ただし、どんな前層でも代数と呼ぶわけではありません。前層の圏の部分圏があり、それが代数の圏です。前層が代数かそうでないかを判定する条件をシーガル条件〈Segal condition〉といいます。

シーガル条件は前層に対する条件です。シーガル条件を満たす前層(それが代数)達を対象とする充満部分圏が、シーガル・アプローチにおける代数の圏となります。シーガル条件を $`\Sigma`$ として、$`\Sigma`$ から決まる代数の圏を次のように書きます。

$`\quad \mrm{Alg}_\Sigma \subseteq {\bf CAT}(\cat{S}^\op, {\bf Set})`$

$`\mrm{Alg}_X`$ を、ローヴェア・アプローチまたはモナド・アプローチ、あるいは何か別な方法で定義した“代数の圏”だとします。$`X`$ は「なんだか分からないナニカ」ということで、特別な意味はありません。“代数の圏” $`\mrm{Alg}_X`$ から前層の圏への関手 $`N`$ があるとします。

$`\quad N: \mrm{Alg}_X \to {\bf CAT}(\cat{S}^\op, {\bf Set}) \In {\bf CAT}`$

色々と都合が良いセッティングのもとで、関手 $`N`$ の像(正確には本質像〈essential image〉、以下では $`\mrm{EssImg}`$ と書く)が、シーガル条件で定義した代数の圏 $`\mrm{Alg}_\Sigma`$ と一致する(ほんとにイコールになる)ことがあります。

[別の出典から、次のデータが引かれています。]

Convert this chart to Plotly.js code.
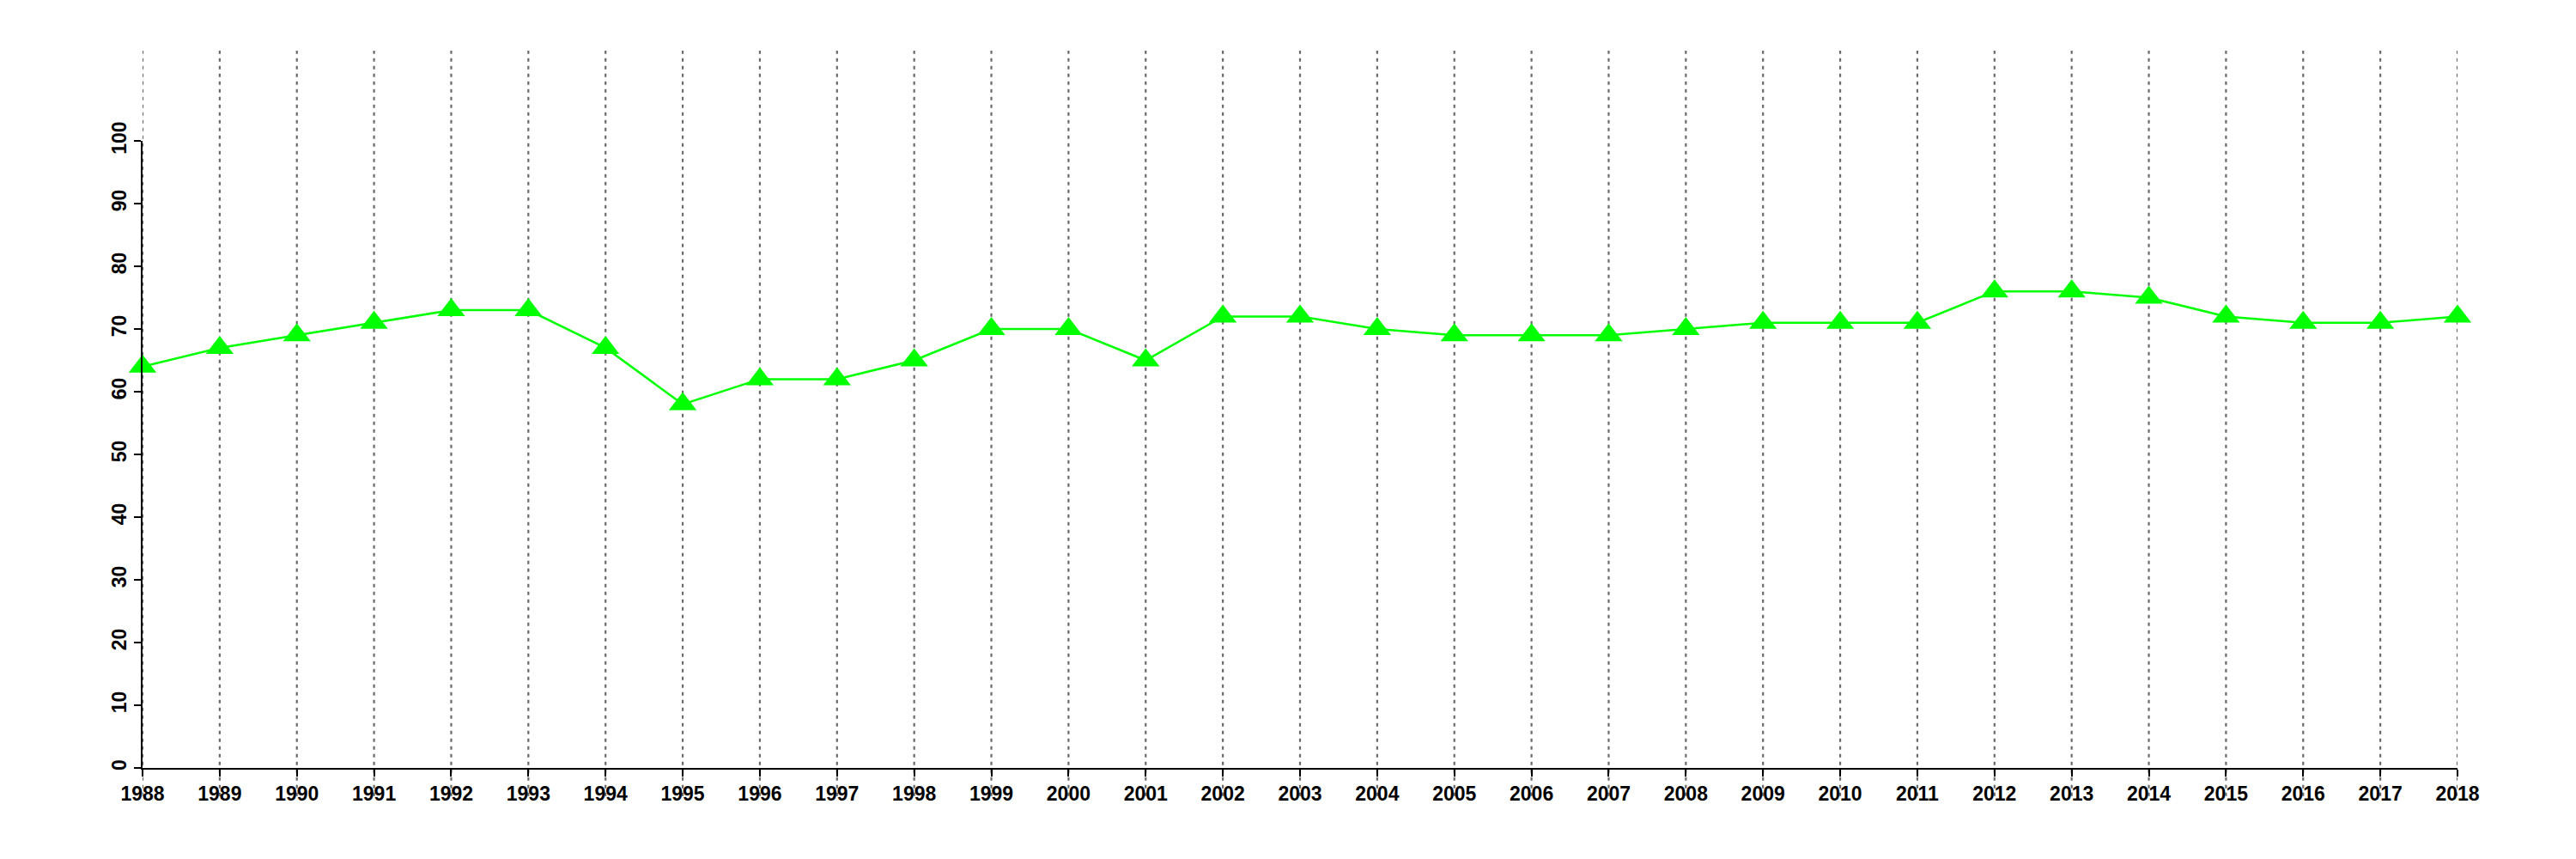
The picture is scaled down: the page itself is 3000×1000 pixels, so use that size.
<!DOCTYPE html>
<html>
<head>
<meta charset="utf-8">
<script src="https://cdn.plot.ly/plotly-3.0.1.min.js"></script>
<style>html,body{margin:0;padding:0;background:#fff;}#chart{width:3000px;height:1000px;}</style>
</head>
<body>
<div id="chart"></div>
<script>
const years = [1988,1989,1990,1991,1992,1993,1994,1995,1996,1997,1998,1999,2000,2001,2002,2003,2004,2005,2006,2007,2008,2009,2010,2011,2012,2013,2014,2015,2016,2017,2018];
const values = [64,67,69,71,73,73,67,58,62,62,65,70,70,65,72,72,70,69,69,69,70,71,71,71,76,76,75,72,71,71,72];
const yTicks = [0,10,20,30,40,50,60,70,80,90,100];

const fontFamily = 'Liberation Sans, Arial, sans-serif';

const shapes = years.map(y => ({
  type: 'line', xref: 'x', yref: 'paper',
  x0: y, x1: y, y0: -0.045, y1: 1.144,
  line: {color: '#6a6a6a', width: 2.2, dash: '4px,5px'},
  layer: 'below'
}));

const trace = {
  x: years, y: values, type: 'scatter', mode: 'lines+markers',
  line: {color: '#00ff00', width: 2.5},
  marker: {symbol: 'triangle-up', size: 28, color: '#00ff00'},
  cliponaxis: false, showlegend: false
};

const tickfont = {family: fontFamily, size: 23, color: '#000', weight: 'bold'};

const layout = {
  width: 3000, height: 1000,
  margin: {l: 166, r: 138, t: 164, b: 106},
  paper_bgcolor: '#fff', plot_bgcolor: '#fff',
  font: {family: fontFamily, size: 23, color: '#000'},
  showlegend: false,
  xaxis: {
    range: [years[0], years[years.length - 1]], tickmode: 'array', tickvals: years, ticktext: years.map(String),
    showgrid: false, zeroline: false, showline: true, linecolor: '#000', linewidth: 2,
    ticks: 'outside', ticklen: 8, tickwidth: 2, tickcolor: '#000',
    tickfont: tickfont, tickangle: 0
  },
  yaxis: {
    range: [0, 100], tickmode: 'array', tickvals: yTicks, ticktext: yTicks.map(String),
    showgrid: false, zeroline: false, showline: true, linecolor: '#000', linewidth: 2,
    ticks: 'outside', ticklen: 8, tickwidth: 2, tickcolor: '#000',
    tickfont: tickfont, tickangle: -90
  },
  shapes: shapes
};

Plotly.newPlot('chart', [trace], layout, {staticPlot: true, displayModeBar: false});
</script>
</body>
</html>
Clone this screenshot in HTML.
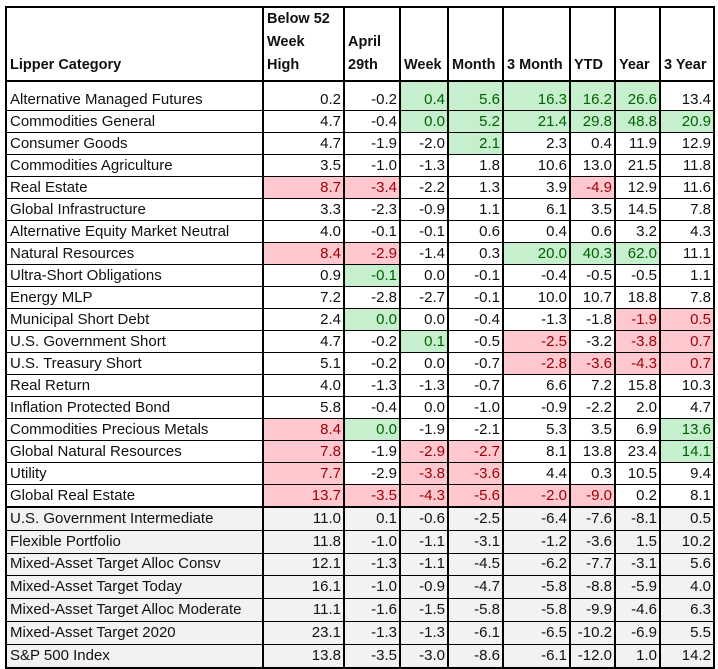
<!DOCTYPE html>
<html><head><meta charset="utf-8"><style>
body{margin:0;background:#fff;width:718px;height:669px;overflow:hidden;font-family:"Liberation Sans",sans-serif;}
table{position:absolute;left:5px;top:6px;border-collapse:collapse;table-layout:fixed;width:708px;border:2px solid #000;}
td{font-size:15px;color:#111;padding:0 2px 0 3px;white-space:nowrap;overflow:hidden;border-top:1px solid #000;border-bottom:1px solid #000;border-left:2px solid #000;border-right:2px solid #000;text-align:right;line-height:16px;}
td:first-child{text-align:left;}
tr.h td{font-weight:bold;vertical-align:bottom;text-align:left;padding-bottom:3px;height:65px;border-bottom:2px solid #000;line-height:23px;font-size:14.5px;}
tr.r1 td{height:26px;vertical-align:bottom;padding-bottom:2px;}
tr.a td{height:21px;}
tr.b td{height:21.8px;background:#f2f2f2;}
tr.b1 td{border-top:2px solid #000;}
td.g{background:#c6efce;color:#006100;}
td.r{background:#ffc7ce;color:#9c0006;}
</style></head><body>
<table>
<colgroup><col style="width:257px"><col style="width:81px"><col style="width:56px"><col style="width:48px"><col style="width:55px"><col style="width:67px"><col style="width:45px"><col style="width:45px"><col style="width:54px"></colgroup>
<tr class="h"><td>Lipper Category</td><td>Below 52<br>Week<br>High</td><td>April<br>29th</td><td>Week</td><td>Month</td><td>3 Month</td><td>YTD</td><td>Year</td><td>3 Year</td></tr>
<tr class="r1"><td>Alternative Managed Futures</td><td>0.2</td><td>-0.2</td><td class="g">0.4</td><td class="g">5.6</td><td class="g">16.3</td><td class="g">16.2</td><td class="g">26.6</td><td>13.4</td></tr>
<tr class="a"><td>Commodities General</td><td>4.7</td><td>-0.4</td><td class="g">0.0</td><td class="g">5.2</td><td class="g">21.4</td><td class="g">29.8</td><td class="g">48.8</td><td class="g">20.9</td></tr>
<tr class="a"><td>Consumer Goods</td><td>4.7</td><td>-1.9</td><td>-2.0</td><td class="g">2.1</td><td>2.3</td><td>0.4</td><td>11.9</td><td>12.9</td></tr>
<tr class="a"><td>Commodities Agriculture</td><td>3.5</td><td>-1.0</td><td>-1.3</td><td>1.8</td><td>10.6</td><td>13.0</td><td>21.5</td><td>11.8</td></tr>
<tr class="a"><td>Real Estate</td><td class="r">8.7</td><td class="r">-3.4</td><td>-2.2</td><td>1.3</td><td>3.9</td><td class="r">-4.9</td><td>12.9</td><td>11.6</td></tr>
<tr class="a"><td>Global Infrastructure</td><td>3.3</td><td>-2.3</td><td>-0.9</td><td>1.1</td><td>6.1</td><td>3.5</td><td>14.5</td><td>7.8</td></tr>
<tr class="a"><td>Alternative Equity Market Neutral</td><td>4.0</td><td>-0.1</td><td>-0.1</td><td>0.6</td><td>0.4</td><td>0.6</td><td>3.2</td><td>4.3</td></tr>
<tr class="a"><td>Natural Resources</td><td class="r">8.4</td><td class="r">-2.9</td><td>-1.4</td><td>0.3</td><td class="g">20.0</td><td class="g">40.3</td><td class="g">62.0</td><td>11.1</td></tr>
<tr class="a"><td>Ultra-Short Obligations</td><td>0.9</td><td class="g">-0.1</td><td>0.0</td><td>-0.1</td><td>-0.4</td><td>-0.5</td><td>-0.5</td><td>1.1</td></tr>
<tr class="a"><td>Energy MLP</td><td>7.2</td><td>-2.8</td><td>-2.7</td><td>-0.1</td><td>10.0</td><td>10.7</td><td>18.8</td><td>7.8</td></tr>
<tr class="a"><td>Municipal Short Debt</td><td>2.4</td><td class="g">0.0</td><td>0.0</td><td>-0.4</td><td>-1.3</td><td>-1.8</td><td class="r">-1.9</td><td class="r">0.5</td></tr>
<tr class="a"><td>U.S. Government Short</td><td>4.7</td><td>-0.2</td><td class="g">0.1</td><td>-0.5</td><td class="r">-2.5</td><td>-3.2</td><td class="r">-3.8</td><td class="r">0.7</td></tr>
<tr class="a"><td>U.S. Treasury Short</td><td>5.1</td><td>-0.2</td><td>0.0</td><td>-0.7</td><td class="r">-2.8</td><td class="r">-3.6</td><td class="r">-4.3</td><td class="r">0.7</td></tr>
<tr class="a"><td>Real Return</td><td>4.0</td><td>-1.3</td><td>-1.3</td><td>-0.7</td><td>6.6</td><td>7.2</td><td>15.8</td><td>10.3</td></tr>
<tr class="a"><td>Inflation Protected Bond</td><td>5.8</td><td>-0.4</td><td>0.0</td><td>-1.0</td><td>-0.9</td><td>-2.2</td><td>2.0</td><td>4.7</td></tr>
<tr class="a"><td>Commodities Precious Metals</td><td class="r">8.4</td><td class="g">0.0</td><td>-1.9</td><td>-2.1</td><td>5.3</td><td>3.5</td><td>6.9</td><td class="g">13.6</td></tr>
<tr class="a"><td>Global Natural Resources</td><td class="r">7.8</td><td>-1.9</td><td class="r">-2.9</td><td class="r">-2.7</td><td>8.1</td><td>13.8</td><td>23.4</td><td class="g">14.1</td></tr>
<tr class="a"><td>Utility</td><td class="r">7.7</td><td>-2.9</td><td class="r">-3.8</td><td class="r">-3.6</td><td>4.4</td><td>0.3</td><td>10.5</td><td>9.4</td></tr>
<tr class="a"><td>Global Real Estate</td><td class="r">13.7</td><td class="r">-3.5</td><td class="r">-4.3</td><td class="r">-5.6</td><td class="r">-2.0</td><td class="r">-9.0</td><td>0.2</td><td>8.1</td></tr>
<tr class="b b1"><td>U.S. Government Intermediate</td><td>11.0</td><td>0.1</td><td>-0.6</td><td>-2.5</td><td>-6.4</td><td>-7.6</td><td>-8.1</td><td>0.5</td></tr>
<tr class="b"><td>Flexible Portfolio</td><td>11.8</td><td>-1.0</td><td>-1.1</td><td>-3.1</td><td>-1.2</td><td>-3.6</td><td>1.5</td><td>10.2</td></tr>
<tr class="b"><td>Mixed-Asset Target Alloc Consv</td><td>12.1</td><td>-1.3</td><td>-1.1</td><td>-4.5</td><td>-6.2</td><td>-7.7</td><td>-3.1</td><td>5.6</td></tr>
<tr class="b"><td>Mixed-Asset Target Today</td><td>16.1</td><td>-1.0</td><td>-0.9</td><td>-4.7</td><td>-5.8</td><td>-8.8</td><td>-5.9</td><td>4.0</td></tr>
<tr class="b"><td>Mixed-Asset Target Alloc Moderate</td><td>11.1</td><td>-1.6</td><td>-1.5</td><td>-5.8</td><td>-5.8</td><td>-9.9</td><td>-4.6</td><td>6.3</td></tr>
<tr class="b"><td>Mixed-Asset Target 2020</td><td>23.1</td><td>-1.3</td><td>-1.3</td><td>-6.1</td><td>-6.5</td><td>-10.2</td><td>-6.9</td><td>5.5</td></tr>
<tr class="b"><td>S&amp;P 500 Index</td><td>13.8</td><td>-3.5</td><td>-3.0</td><td>-8.6</td><td>-6.1</td><td>-12.0</td><td>1.0</td><td>14.2</td></tr>
</table>
</body></html>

$`\text{Under the suitable conditions}\\
\quad \mrm{EssImg}(N) = \mrm{Alg}_\Sigma \In {\bf CAT}
`$

このようなことが成立するには、関手 $`N`$ はテキトーに持ってきてもダメです。$`\mrm{Alg}_X`$ や $`\cat{S}`$ などをもとに $`N`$ を作る処方箋は決まっています。その処方箋に従って作られた関手 $`N`$ は脈体関手〈nerve functor〉と呼びます。シーガル条件 $`\Sigma`$ もうまく見つかったときにはじめて、上記の等式が成立します。

諸々のセットアップのもとで、上記の等式が成立することを主張する定理が脈体定理〈nerve theorem〉です。前層のターゲット圏を集合圏以外に拡張した同様な主張も脈体定理と呼ぶことにします。

リントン定理で結ばれたローヴェア・アプローチ/モナド・アプローチによる代数の圏 $`\mrm{Alg}_X`$ に対して、脈体定理が示せれば、ローヴェア・アプローチ、モナド・アプローチ、シーガル・アプローチがすべて同値になります。

回路代数

回路代数〈circuit algebra〉については「回路代数とグラフ置換モナド」で紹介しました。回路代数の創始者はドロー・バーナタン〈Dror Bar-Natan〉とのことです。ダンクソ/ハラーチェバ/ロバーツォンの次の論文において、回路代数におけるリントン定理(に相当する定理)が示されています。

  • [DHR20]
  • Title: Circuit algebras are wheeled props
  • Authors: Zsuzsanna Dancso, Iva Halacheva, Marcy Robertson
  • Submitted: 21 Sep 2020
  • Pages: 29p
  • URL: https://arxiv.org/abs/2009.09738

回路代数は、ローヴェア・スタイル〈関手意味論〉でまずは定義されます。それとは一応別に、グラフ置換モナド〈the monad of graph substitution〉を定義します。グラフ置換モナドのアイレンベルク/ムーア代数である車輪付きプロップ〈wheeled prop〉達の圏も定義します。なんやかんやと頑張ると、回路代数の圏と車輪付きプロップの圏は圏同値だと分かります。

[DHR20] により、回路代数に対するローヴェア・アプローチとモナド・アプローチが同値なことが分かりました。では、シーガル・アプローチとの同値性はどうでしょう? ソフィー・レイノア〈Sophie Raynor〉が、回路代数に対する脈体定理〈graphical nerve theorem for circuit algebras〉を示しています。

  • [Ray21]
  • Title: Brauer diagrams, modular operads, and a graphical nerve theorem for circuit algebras
  • Autor: Sophie Raynor
  • Submitted: 10 Aug 2021 (v1), 18 Nov 2022 (v2)
  • Pages: 65p
  • URL: https://arxiv.org/abs/2108.04557

[Ray21] により、回路代数に対するローヴェア・アプローチ、モナド・アプローチ、シーガル・アプローチがすべて同値だと分かります。めでたしめでたし。